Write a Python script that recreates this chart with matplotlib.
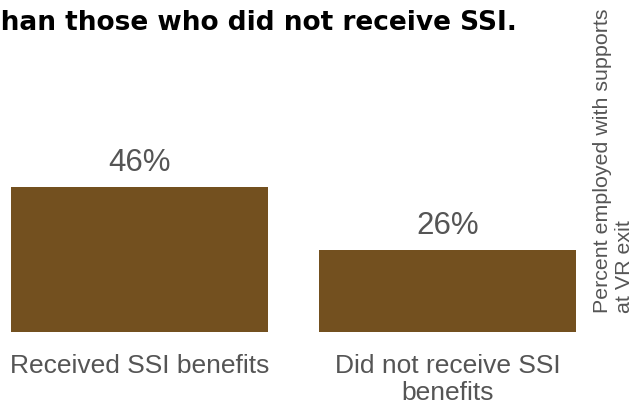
import matplotlib
matplotlib.use('Agg')
import matplotlib.pyplot as plt

plt.rcParams['font.family'] = ['Liberation Sans', 'DejaVu Sans']

categories = ['Received SSI benefits', 'Did not receive SSI\nbenefits']
percents = [46, 26]
title = 'than those who did not receive SSI.'
ylabel = 'Percent employed with supports\nat VR exit'

bar_color = '#73501f'
text_gray = '#555555'

fig = plt.figure(figsize=(6.39, 4.06), dpi=100)
# axes in pixel terms: x 0..590, y from 73 px (bottom) up to 60 px below top
ax = fig.add_axes([0, 73 / 406, 590 / 639, 273 / 406])

xs = list(range(len(categories)))
ax.bar(xs, percents, width=0.834, color=bar_color)

for x, v in zip(xs, percents):
    ax.annotate(f'{v}%', (x, v), xytext=(0, 12), textcoords='offset points',
                ha='center', va='baseline', fontsize=22.5, color=text_gray)

ax.set_xlim(-139.5 / 308, (590 - 139.5) / 308)
ax.set_ylim(0, 273 / 3.15)
ax.set_xticks(xs)
ax.set_xticklabels(categories, fontsize=19, color=text_gray, linespacing=1.18)
ax.tick_params(axis='x', length=0, pad=15)
ax.set_yticks([])
for s in ax.spines.values():
    s.set_visible(False)

fig.text(517 / 639, 1 - 30 / 406, title, ha='right', va='baseline',
         fontsize=19, fontweight='bold', color='black', family='DejaVu Sans')
fig.text(614 / 639, 93 / 406, ylabel, rotation=90, ha='center', va='bottom',
         multialignment='left', fontsize=15.4, color=text_gray)

fig.savefig('out.png', dpi=100)
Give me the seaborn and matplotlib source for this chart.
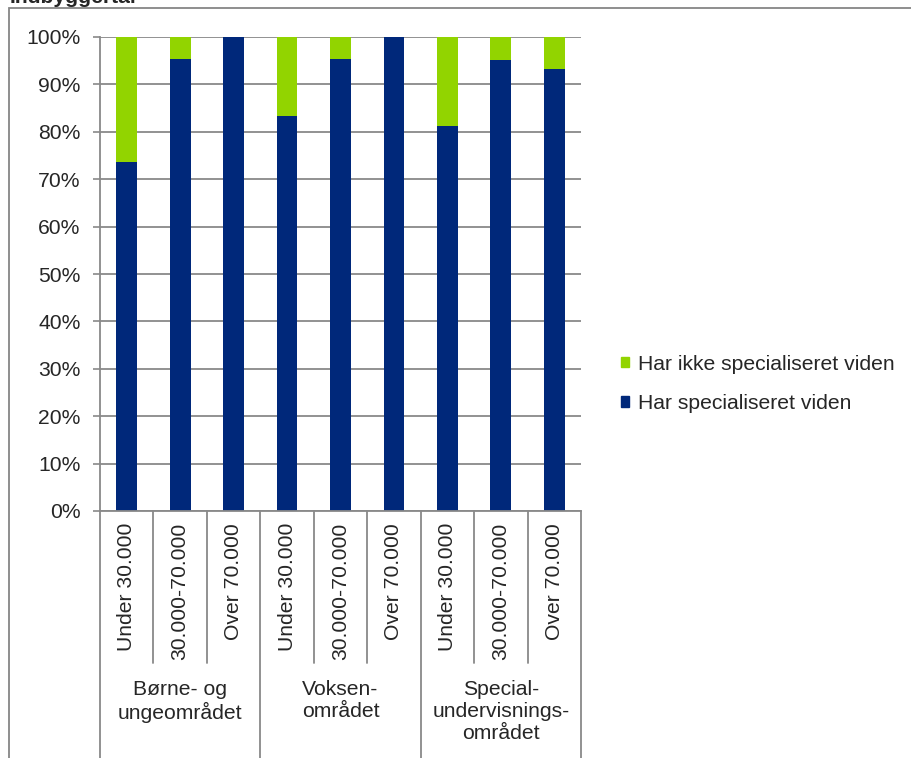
import matplotlib
matplotlib.use("Agg")
import matplotlib.pyplot as plt
import matplotlib.patches as mpatches
import seaborn as sns
import pandas as pd

# ---- data ----
groups = ["Børne- og\nungeområdet", "Voksen-\nområdet", "Special-\nundervisnings-\nområdet"]
sizes = ["Under 30.000", "30.000-70.000", "Over 70.000"]
har_viden = [73.7, 95.4, 100.0, 83.3, 95.4, 100.0, 81.2, 95.1, 93.3]
har_ikke_viden = [26.3, 4.6, 0.0, 16.7, 4.6, 0.0, 18.8, 4.9, 6.7]
series_labels = ["Har ikke specialiseret viden", "Har specialiseret viden"]
title = "Indbyggertal"

GREEN = "#92D400"
BLUE = "#00287A"
GREY = "#898989"

sns.set_style("white")
plt.rcParams["font.family"] = ["Liberation Sans", "DejaVu Sans"]
FS = 15.2

keys = [f"{g}|{s}" for g in range(len(groups)) for s in sizes]
tick_labels = [s for _ in groups for s in sizes]
df = pd.DataFrame({
    "key": keys,
    "har": har_viden,
    "total": [a + b for a, b in zip(har_viden, har_ikke_viden)],
})

W, H = 912, 758
fig = plt.figure(figsize=(W / 100, H / 100), dpi=100)
ax = fig.add_axes([100 / W, (H - 511) / H, (581 - 100) / W, (511 - 37) / H])

sns.barplot(data=df, x="key", y="total", order=keys, color=GREEN, saturation=1,
            width=0.39, linewidth=0, ax=ax, errorbar=None)
sns.barplot(data=df, x="key", y="har", order=keys, color=BLUE, saturation=1,
            width=0.39, linewidth=0, ax=ax, errorbar=None)

ax.set_xlim(-0.5, len(keys) - 0.5)
ax.set_ylim(0, 100)
ax.set_yticks(range(0, 101, 10))
ax.set_yticklabels([f"{v}%" for v in range(0, 101, 10)], fontsize=FS)
ax.set_xticks(range(len(keys)))
ax.set_xticklabels(tick_labels, rotation=90, fontsize=FS, va="top", ha="center")
ax.set_xlabel("")
ax.set_ylabel("")
ax.tick_params(axis="x", length=0, pad=8.6)
ax.tick_params(axis="y", length=5, width=1.2, color=GREY, pad=9, left=True)

ax.yaxis.grid(True, color=GREY, lw=1.3)
ax.set_axisbelow(True)
for s in ["top", "right"]:
    ax.spines[s].set_visible(False)
for s in ["left", "bottom"]:
    ax.spines[s].set_color(GREY)
    ax.spines[s].set_linewidth(1.3)

# category separators below axis
inner_depth = -(663 - 511) / 474
outer_depth = -(H + 5 - 511) / 474
trans = ax.get_xaxis_transform()
for i in range(len(keys) + 1):
    xb = i - 0.5
    depth = outer_depth if i % 3 == 0 else inner_depth
    ax.plot([xb, xb], [0, depth], color=GREY, lw=1.3, transform=trans, clip_on=False)

# group labels
for gi, g in enumerate(groups):
    ax.text(gi * 3 + 1, -(680 - 511) / 474, g, transform=trans, ha="center", va="top",
            fontsize=FS, linespacing=1.2)

# legend
handles = [mpatches.Patch(color=GREEN, label=series_labels[0]),
           mpatches.Patch(color=BLUE, label=series_labels[1])]
fig.legend(handles=handles, loc="upper left", bbox_to_anchor=(621 / W, 1 - 355 / H),
           frameon=False, fontsize=FS, handlelength=0.36, handleheight=0.36,
           handletextpad=0.45, labelspacing=0.95, borderpad=0, borderaxespad=0)

# outer chart frame
fig.patches.append(mpatches.Rectangle((9 / W, -0.1), 1.2, 1.1 - 8 / H, transform=fig.transFigure,
                                      fill=False, edgecolor="#868686", lw=1.3))
# cut-off title (cropped at the top edge as in the reference)
fig.text(10 / W, 1 - 3 / H, title, fontsize=FS, fontweight="bold", va="baseline", ha="left")

fig.savefig("out.png", dpi=100)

━━━━━━━━━━━━━━━━━━━━

● **TASK REQUIREMENTS**:
Write out each entry exactly as given, but skip the pictures.

● **ANSWER TO THE TASK**:
Write a Python script that recreates this chart with matplotlib.
import matplotlib
matplotlib.use('Agg')
import matplotlib.pyplot as plt

plt.rcParams['font.family'] = ['Liberation Sans', 'DejaVu Sans']

categories = ['Received SSI benefits', 'Did not receive SSI\nbenefits']
percents = [46, 26]
title = 'than those who did not receive SSI.'
ylabel = 'Percent employed with supports\nat VR exit'

bar_color = '#73501f'
text_gray = '#555555'

fig = plt.figure(figsize=(6.39, 4.06), dpi=100)
# axes in pixel terms: x 0..590, y from 73 px (bottom) up to 60 px below top
ax = fig.add_axes([0, 73 / 406, 590 / 639, 273 / 406])

xs = list(range(len(categories)))
ax.bar(xs, percents, width=0.834, color=bar_color)

for x, v in zip(xs, percents):
    ax.annotate(f'{v}%', (x, v), xytext=(0, 12), textcoords='offset points',
                ha='center', va='baseline', fontsize=22.5, color=text_gray)

ax.set_xlim(-139.5 / 308, (590 - 139.5) / 308)
ax.set_ylim(0, 273 / 3.15)
ax.set_xticks(xs)
ax.set_xticklabels(categories, fontsize=19, color=text_gray, linespacing=1.18)
ax.tick_params(axis='x', length=0, pad=15)
ax.set_yticks([])
for s in ax.spines.values():
    s.set_visible(False)

fig.text(517 / 639, 1 - 30 / 406, title, ha='right', va='baseline',
         fontsize=19, fontweight='bold', color='black', family='DejaVu Sans')
fig.text(614 / 639, 93 / 406, ylabel, rotation=90, ha='center', va='bottom',
         multialignment='left', fontsize=15.4, color=text_gray)

fig.savefig('out.png', dpi=100)
Give me the seaborn and matplotlib source for this chart.
import matplotlib
matplotlib.use("Agg")
import matplotlib.pyplot as plt
import matplotlib.patches as mpatches
import seaborn as sns
import pandas as pd

# ---- data ----
groups = ["Børne- og\nungeområdet", "Voksen-\nområdet", "Special-\nundervisnings-\nområdet"]
sizes = ["Under 30.000", "30.000-70.000", "Over 70.000"]
har_viden = [73.7, 95.4, 100.0, 83.3, 95.4, 100.0, 81.2, 95.1, 93.3]
har_ikke_viden = [26.3, 4.6, 0.0, 16.7, 4.6, 0.0, 18.8, 4.9, 6.7]
series_labels = ["Har ikke specialiseret viden", "Har specialiseret viden"]
title = "Indbyggertal"

GREEN = "#92D400"
BLUE = "#00287A"
GREY = "#898989"

sns.set_style("white")
plt.rcParams["font.family"] = ["Liberation Sans", "DejaVu Sans"]
FS = 15.2

keys = [f"{g}|{s}" for g in range(len(groups)) for s in sizes]
tick_labels = [s for _ in groups for s in sizes]
df = pd.DataFrame({
    "key": keys,
    "har": har_viden,
    "total": [a + b for a, b in zip(har_viden, har_ikke_viden)],
})

W, H = 912, 758
fig = plt.figure(figsize=(W / 100, H / 100), dpi=100)
ax = fig.add_axes([100 / W, (H - 511) / H, (581 - 100) / W, (511 - 37) / H])

sns.barplot(data=df, x="key", y="total", order=keys, color=GREEN, saturation=1,
            width=0.39, linewidth=0, ax=ax, errorbar=None)
sns.barplot(data=df, x="key", y="har", order=keys, color=BLUE, saturation=1,
            width=0.39, linewidth=0, ax=ax, errorbar=None)

ax.set_xlim(-0.5, len(keys) - 0.5)
ax.set_ylim(0, 100)
ax.set_yticks(range(0, 101, 10))
ax.set_yticklabels([f"{v}%" for v in range(0, 101, 10)], fontsize=FS)
ax.set_xticks(range(len(keys)))
ax.set_xticklabels(tick_labels, rotation=90, fontsize=FS, va="top", ha="center")
ax.set_xlabel("")
ax.set_ylabel("")
ax.tick_params(axis="x", length=0, pad=8.6)
ax.tick_params(axis="y", length=5, width=1.2, color=GREY, pad=9, left=True)

ax.yaxis.grid(True, color=GREY, lw=1.3)
ax.set_axisbelow(True)
for s in ["top", "right"]:
    ax.spines[s].set_visible(False)
for s in ["left", "bottom"]:
    ax.spines[s].set_color(GREY)
    ax.spines[s].set_linewidth(1.3)

# category separators below axis
inner_depth = -(663 - 511) / 474
outer_depth = -(H + 5 - 511) / 474
trans = ax.get_xaxis_transform()
for i in range(len(keys) + 1):
    xb = i - 0.5
    depth = outer_depth if i % 3 == 0 else inner_depth
    ax.plot([xb, xb], [0, depth], color=GREY, lw=1.3, transform=trans, clip_on=False)

# group labels
for gi, g in enumerate(groups):
    ax.text(gi * 3 + 1, -(680 - 511) / 474, g, transform=trans, ha="center", va="top",
            fontsize=FS, linespacing=1.2)

# legend
handles = [mpatches.Patch(color=GREEN, label=series_labels[0]),
           mpatches.Patch(color=BLUE, label=series_labels[1])]
fig.legend(handles=handles, loc="upper left", bbox_to_anchor=(621 / W, 1 - 355 / H),
           frameon=False, fontsize=FS, handlelength=0.36, handleheight=0.36,
           handletextpad=0.45, labelspacing=0.95, borderpad=0, borderaxespad=0)

# outer chart frame
fig.patches.append(mpatches.Rectangle((9 / W, -0.1), 1.2, 1.1 - 8 / H, transform=fig.transFigure,
                                      fill=False, edgecolor="#868686", lw=1.3))
# cut-off title (cropped at the top edge as in the reference)
fig.text(10 / W, 1 - 3 / H, title, fontsize=FS, fontweight="bold", va="baseline", ha="left")

fig.savefig("out.png", dpi=100)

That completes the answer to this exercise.